Vitter can be that guy. He’s dealt with the wrath of the DC elite for years. He’s dealt with the media trashing his every word. He’s dealt with Democrats like Edwards calling him every name in the book because he dare take a stance against illegal immigration and Syrian refugees resettling in the state.
Vitter is not beholden to the donor class. He is not beholden to the atrocious public sector unions (like John Bel Edwards) who only care about having their salaries raised and their precious public pensions protected. He is not beholden to the Louisiana Democratic Party which has done everything it can to ignore illegal immigration and support Obama on the Syrian refugee crisis.
We don’t need a prop for the Louisiana Democratic Party to push their agenda on the state. That’s what we will get with a Governor Edwards.
We need a governor who’s unwilling to back down to the ever intrusive federal government. That’s what we’ve gotten with Sen. Vitter and that’s what we’ll get with Governor Vitter.
Joe Cunningham: Not Edwards. So, on Saturday, I’ll be in Natchitoches, chaperoning a school group that will be touring the area as part of a statewide STEM tour. As I type this, I’m sitting in a hotel room in New Orleans, listening to some of the kids from the group talking very loudly. In all likelihood, I’ll take breaks in writing this column in order to go tell them to calm down.
It will be weird coming to Natchitoches as a tourist and not as a returning as someone visiting my hometown and my family. I will be visiting the places I went to on field trips as a kid: the Fish Hatchery, Melrose Plantation, and Ft. St. Jean Baptiste. I’ll be, God help us all, in charge of kids. How messed up is that?!
The school I teach at in south Louisiana is a STEM magnet school.
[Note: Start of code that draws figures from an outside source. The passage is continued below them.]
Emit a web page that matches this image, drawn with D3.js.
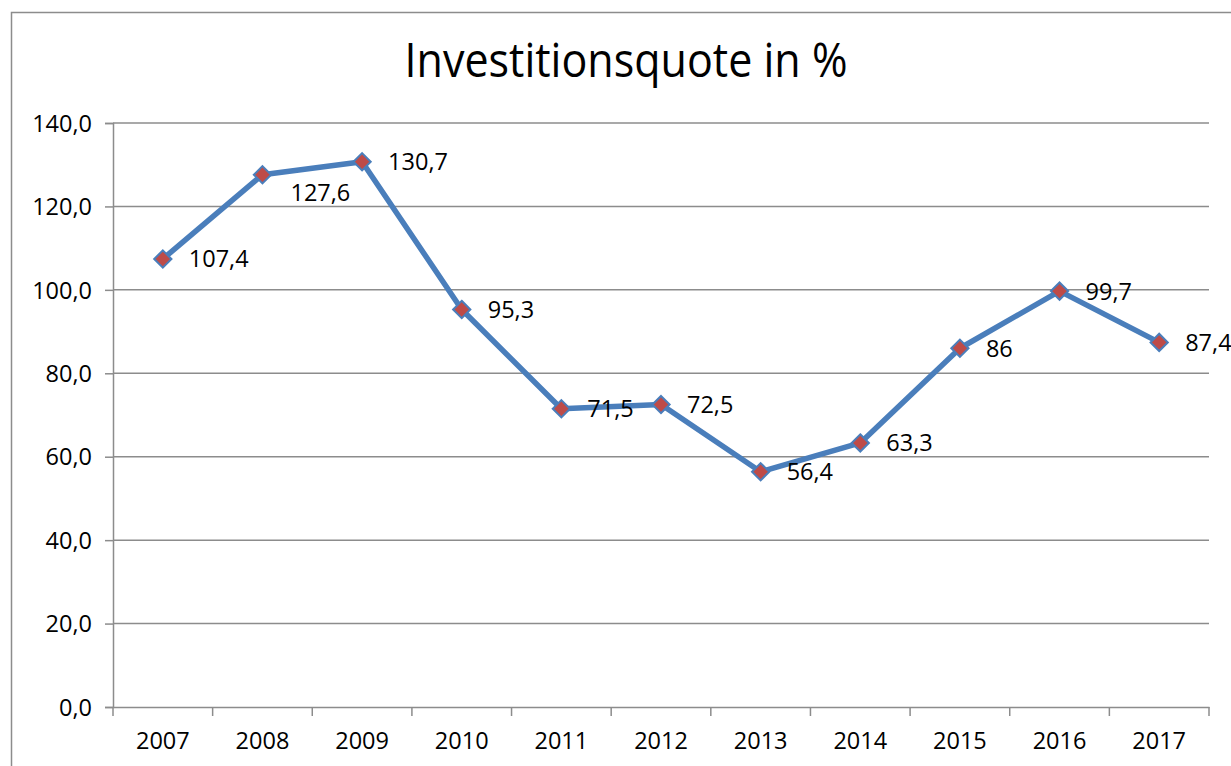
<!DOCTYPE html>
<html><head><meta charset="utf-8">
<script src="https://cdn.jsdelivr.net/npm/d3@7"></script>
<style>body{margin:0;background:#fff;}svg{display:block;}</style>
</head><body>
<script>
const years = ["2007","2008","2009","2010","2011","2012","2013","2014","2015","2016","2017"];
const values = [107.4,127.6,130.7,95.3,71.5,72.5,56.4,63.3,86,99.7,87.4];
const valueLabels = ["107,4","127,6","130,7","95,3","71,5","72,5","56,4","63,3","86","99,7","87,4"];
const yTicks = [0,20,40,60,80,100,120,140];
const title = "Investitionsquote in %";

const W = 1231, H = 766;
const font = "'Open Sans', sans-serif";
const svg = d3.select("body").append("svg").attr("width", W).attr("height", H);

svg.append("rect").attr("x", 11.5).attr("y", 12.5).attr("width", 1260).attr("height", 800)
  .attr("fill", "#fff").attr("stroke", "#8c8c8c").attr("stroke-width", 1.5);

const m = {left: 113, right: 1209, top: 123, bottom: 707};
const x = d3.scaleBand().domain(years).range([m.left, m.right]);
const y = d3.scaleLinear().domain([0, 140]).range([m.bottom, m.top]);

// gridlines
svg.append("g").selectAll("line").data(yTicks.filter(d => d > 0)).join("line")
  .attr("x1", m.left).attr("x2", m.right)
  .attr("y1", d => y(d)).attr("y2", d => y(d))
  .attr("stroke", "#8c8c8c").attr("stroke-width", 1.5);

// y axis
const yAxis = svg.append("g").attr("transform", `translate(${m.left},0)`)
  .call(d3.axisLeft(y).tickValues(yTicks).tickSize(8).tickPadding(13)
    .tickFormat(d => d3.format(".1f")(d).replace(".", ",")));
yAxis.select(".domain").attr("stroke", "#8c8c8c").attr("stroke-width", 1.5);
yAxis.selectAll(".tick line").attr("stroke", "#8c8c8c").attr("stroke-width", 1.5);
yAxis.selectAll("text").attr("font-family", font).attr("font-size", 23.5).attr("fill", "#000").attr("dy", "0.35em");

// x axis
const xAxis = svg.append("g").attr("transform", `translate(0,${m.bottom})`)
  .call(d3.axisBottom(x).tickSize(0).tickPadding(25));
xAxis.select(".domain").attr("stroke", "#8c8c8c").attr("stroke-width", 1.5);
xAxis.selectAll("text").attr("font-family", font).attr("font-size", 23.5).attr("fill", "#000");
svg.append("g").selectAll("line").data(d3.range(years.length + 1)).join("line")
  .attr("x1", i => m.left + i * x.step()).attr("x2", i => m.left + i * x.step())
  .attr("y1", m.bottom).attr("y2", m.bottom + 9)
  .attr("stroke", "#8c8c8c").attr("stroke-width", 1.5);

// line
const cx = (d, i) => x(years[i]) + x.bandwidth() / 2;
svg.append("path").datum(values)
  .attr("d", d3.line().x(cx).y(d => y(d)))
  .attr("fill", "none").attr("stroke", "#4a7ebb").attr("stroke-width", 5.5)
  .attr("stroke-linejoin", "round");

// markers
svg.append("g").selectAll("path").data(values).join("path")
  .attr("transform", (d, i) => `translate(${cx(d, i)},${y(d)})`)
  .attr("d", d3.symbol().type(d3.symbolDiamond2).size(190))
  .attr("fill", "#be4b48").attr("stroke", "#4a7ebb").attr("stroke-width", 2);

// labels
svg.append("g").selectAll("text").data(values).join("text")
  .attr("x", (d, i) => cx(d, i) + 26 + (i === 1 ? 2 : 0))
  .attr("y", (d, i) => y(d) + (i === 1 ? 18 : 0))
  .attr("dy", "0.36em")
  .attr("font-family", font).attr("font-size", 23.5).attr("fill", "#000")
  .text((d, i) => valueLabels[i]);

// title
svg.append("text").attr("x", 626).attr("y", 77)
  .attr("text-anchor", "middle").attr("font-family", font).attr("font-size", 47)
  .attr("fill", "#000").attr("textLength", 443).attr("lengthAdjust", "spacingAndGlyphs")
  .text(title);
</script>
</body></html>
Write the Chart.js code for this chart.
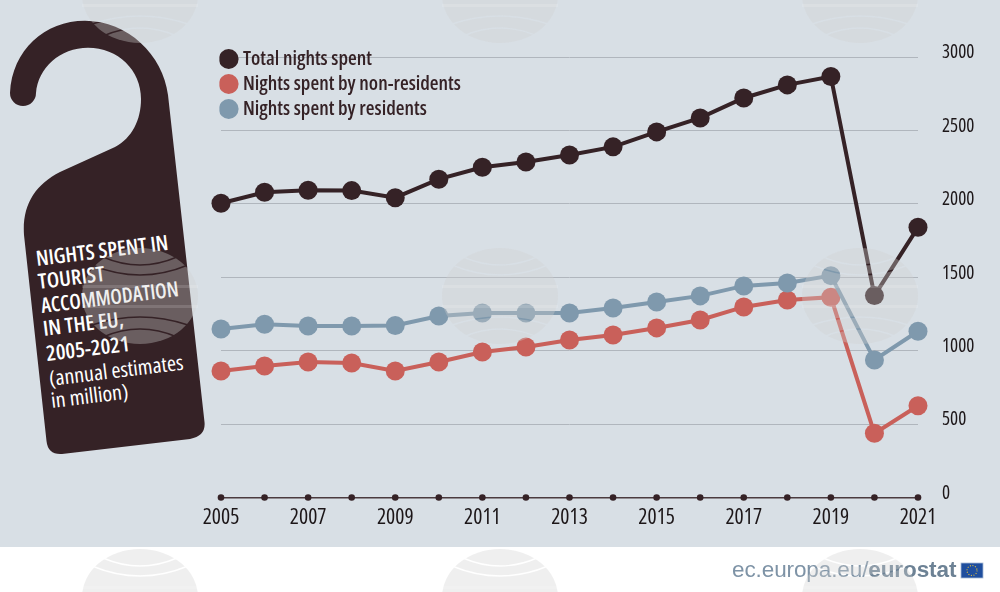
<!DOCTYPE html>
<html>
<head>
<meta charset="utf-8">
<script src="https://cdn.jsdelivr.net/npm/chart.js@4"></script>
<style>
html,body{margin:0;padding:0;background:#fff;width:1000px;height:592px;overflow:hidden}
#bg{position:absolute;left:0;top:0;width:1000px;height:547px;background:#d8dfe5}
svg{position:absolute;left:0;top:0}
#wrap{position:absolute;left:0;top:0;width:1000px;height:592px}
#foot{position:absolute;left:732px;top:556px;font:22.5px "Liberation Sans",sans-serif;color:#7e93a6;white-space:nowrap;letter-spacing:-.1px;line-height:28px}
#foot b{color:#6d8295;font-weight:700}
</style>
</head>
<body>
<div id="bg"></div>
<svg width="1000" height="592">
  <path d="M10 93 C12 50 45 20.7 85 20.7 C128 20.7 163 55 168 95 L204.5 422 Q206 436 190 439 L62 454 Q48 455 46.5 441 L24 235 C22 205 35 185 60 172 L115 147 C132 138 141 120 141 99 C141 70 118 47.7 88 47.7 C60 47.7 38 68 36 93 A13 13 0 0 1 10 93 Z" fill="#352226"/>
  <g fill="#fff" font-family="'Open Sans',sans-serif" font-size="21" style="font-stretch:75%" lengthAdjust="spacingAndGlyphs">
    <g font-weight="600">
      <text transform="translate(37,266) rotate(-7)" textLength="133" lengthAdjust="spacingAndGlyphs">NIGHTS SPENT IN</text>
      <text transform="translate(39,289) rotate(-7)" textLength="67" lengthAdjust="spacingAndGlyphs">TOURIST</text>
      <text transform="translate(42,313) rotate(-7)" textLength="138.4" lengthAdjust="spacingAndGlyphs">ACCOMMODATION</text>
      <text transform="translate(44,336) rotate(-7)" textLength="81" lengthAdjust="spacingAndGlyphs">IN THE EU,</text>
      <text transform="translate(47,361) rotate(-7)" textLength="84" lengthAdjust="spacingAndGlyphs">2005-2021</text>
    </g>
    <text transform="translate(50,386) rotate(-7)" textLength="135" lengthAdjust="spacingAndGlyphs">(annual estimates</text>
    <text transform="translate(52,408) rotate(-7)" textLength="77.6" lengthAdjust="spacingAndGlyphs">in million)</text>
  </g>
</svg>
<div id="wrap"><canvas id="c" width="1000" height="592"></canvas></div>
<div id="foot">ec.europa.eu/<b>eurostat</b></div>
<svg width="1000" height="592" style="pointer-events:none">
  <defs>
    <mask id="cut" maskUnits="userSpaceOnUse" x="-60" y="-50" width="120" height="100">
      <ellipse cx="0" cy="0" rx="58" ry="48" fill="#fff"/>
      <g fill="none" stroke="#000" stroke-width="1.4">
        <path d="M-37 -39 Q0 -23 37 -39"/>
        <path d="M-48 -31 Q0 -11 48 -31"/>
        <path d="M-48 29 Q0 13 48 29"/>
        <path d="M-37 41 Q0 25 37 41"/>
      </g>
    </mask>
    <g id="wm">
      <rect x="-60" y="-50" width="120" height="100" fill="rgb(210,210,210)" fill-opacity=".344" mask="url(#cut)"/>
      <rect x="-58" y="-11" width="116" height="3" fill="#fff" fill-opacity=".14"/>
      <rect x="-58" y="9" width="116" height="3" fill="#fff" fill-opacity=".14"/>
    </g>
  </defs>
  <use href="#wm" x="140" y="-5"/><use href="#wm" x="500" y="-5"/><use href="#wm" x="860" y="-5"/>
  <use href="#wm" x="140" y="296"/><use href="#wm" x="500" y="296"/><use href="#wm" x="860" y="296"/>
  <use href="#wm" x="140" y="597"/><use href="#wm" x="500" y="597"/><use href="#wm" x="860" y="597"/>
  <rect x="961" y="563" width="22" height="15" fill="#1f4e9e" stroke="#a9bbd4" stroke-width=".8"/>
  <circle cx="972" cy="570.5" r="5" fill="none" stroke="#e6c23a" stroke-width="1.1" stroke-dasharray="1 1.6"/>
</svg>
<script>
const years = ['2005','2006','2007','2008','2009','2010','2011','2012','2013','2014','2015','2016','2017','2018','2019','2020','2021'];
const totalNights = [2004,2079,2092,2090,2042,2168,2249,2285,2333,2388,2490,2585,2721,2810,2867,1375,1840];
const nonResidents = [862,896,923,916,862,923,991,1025,1073,1107,1155,1209,1298,1345,1364,437,625];
const residents = [1148,1180,1168,1168,1172,1236,1257,1257,1257,1291,1332,1373,1441,1461,1511,937,1132];
const axisDots = [0,0,0,0,0,0,0,0,0,0,0,0,0,0,0,0,0];
const yTicks = [0,500,1000,1500,2000,2500,3000];

const dark = '#352226', red = '#c9605a', blue = '#7f99ad';
const FONT = "'Open Sans',sans-serif";
function series(label, data, color, order){
  return {label, data, borderColor:color, backgroundColor:color, pointBackgroundColor:color,
    pointBorderColor:color, pointBorderWidth:0, pointRadius:9.5, borderWidth:4, pointStyle:'circle', tension:0, clip:false, order};
}
const placeLegend = {
  id:'placeLegend',
  afterLayout(chart){
    const l = chart.legend, w = l.right - l.left, h = l.bottom - l.top;
    l.left = 219.4; l.top = 44; l.right = l.left + w; l.bottom = l.top + h;
  }
};
Chart.defaults.font.family = FONT;
const legendOrder = ['Total nights spent','Nights spent by non-residents','Nights spent by residents'];
new Chart(document.getElementById('c'), {
  type:'line',
  data:{labels:years, datasets:[
    series(legendOrder[0], totalNights, dark, 1),
    series(legendOrder[1], nonResidents, red, 3),
    series(legendOrder[2], residents, blue, 2),
    {label:'axis', data:axisDots, showLine:false, pointRadius:3.3, pointBorderWidth:0, pointBackgroundColor:dark, borderColor:dark, clip:false, order:4}
  ]},
  plugins:[placeLegend],
  options:{
    responsive:false, animation:false, devicePixelRatio:1,
    layout:{padding:{left:221,top:57,right:0,bottom:0}},
    plugins:{
      tooltip:{enabled:false},
      title:{display:false},
      legend:{
        display:true, position:'chartArea', align:'start',
        labels:{
          usePointStyle:true, boxWidth:8.6, boxHeight:14, padding:5, color:dark,
          font:{family:FONT,size:20,weight:'condensed 600'},
          filter:i=>i.text!=='axis',
          sort:(a,b)=>legendOrder.indexOf(a.text)-legendOrder.indexOf(b.text)
        }
      }
    },
    scales:{
      x:{
        type:'category', offset:false,
        afterFit(s){s.height=94.5;},
        grid:{display:false}, border:{display:false},
        ticks:{autoSkip:false,maxRotation:0,padding:-1,color:'#1c1618',
          font:{family:FONT,size:21.5,weight:'condensed 400'},
          callback(v,i){return i%2===0?years[i]:'';}}
      },
      y:{
        position:'right', min:0, max:3000,
        afterFit(s){s.width=82;},
        afterBuildTicks(s){s.ticks=yTicks.map(v=>({value:v}));},
        grid:{drawTicks:false,lineWidth:c=>c.tick&&c.tick.value===0?1.6:1,
              color:c=>c.tick&&c.tick.value===0?'#4b3b3f':'#b0b6bd'},
        border:{display:false},
        ticks:{padding:24,labelOffset:-4,color:'#1c1618',font:{family:FONT,size:19,weight:'condensed 400'},
          callback:v=>String(v)}
      }
    }
  }
});
</script>
</body>
</html>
It is part of Lafayette’s Schools of Choice program, where schools have specialized pathways that students can attend, even if the school is not their base school. It is based on a lottery system, and our school in particular is growing like crazy because it’s not just a school with career pathways, but it’s a magnet school.
It is the very embodiment of one of the many ways we in Louisiana can promote school choice.
I’m not going to sit here and tell you that you need to vote for David Vitter, that David Vitter is the best choice for Louisiana, that David Vitter is the only way to save Louisiana. I’m not going to sit here and tell you to overlook his past indiscretions. That is going to be a monumental task for a lot of you.
But, I am going to ask you to take a look at our children. The ones in school. The ones who could use something better. There are not enough secondary schools in Natchitoches to create the same system we have here in Lafayette, but there are things that can be done to allow for school choice. If a school is failing your child (and yes, even as a teacher, I believe that it is very much possible for a school to do harm to your child’s education), you as a parent deserve a right to place them somewhere else where they can learn.
John Bel Edwards hates school choice.
He uses the fact that his wife is a public school teacher to tout how much he respects education. It’s an obvious play against Bobby Jindal, who is still greatly disliked for his education policies. But, Edwards has taken a ton of money from teachers’ unions, who are (as organizations) very much against the idea of school choice. They want the power to remain in the hands of teachers, and not in the hands of parents.
He has written anti-school choice legislation. He is going to implement education policies that will hurt your child’s chance to get a good education.
I’m not going to tell you to vote for David Vitter on Saturday. But, I beg of you, do not vote for John Bel Edwards.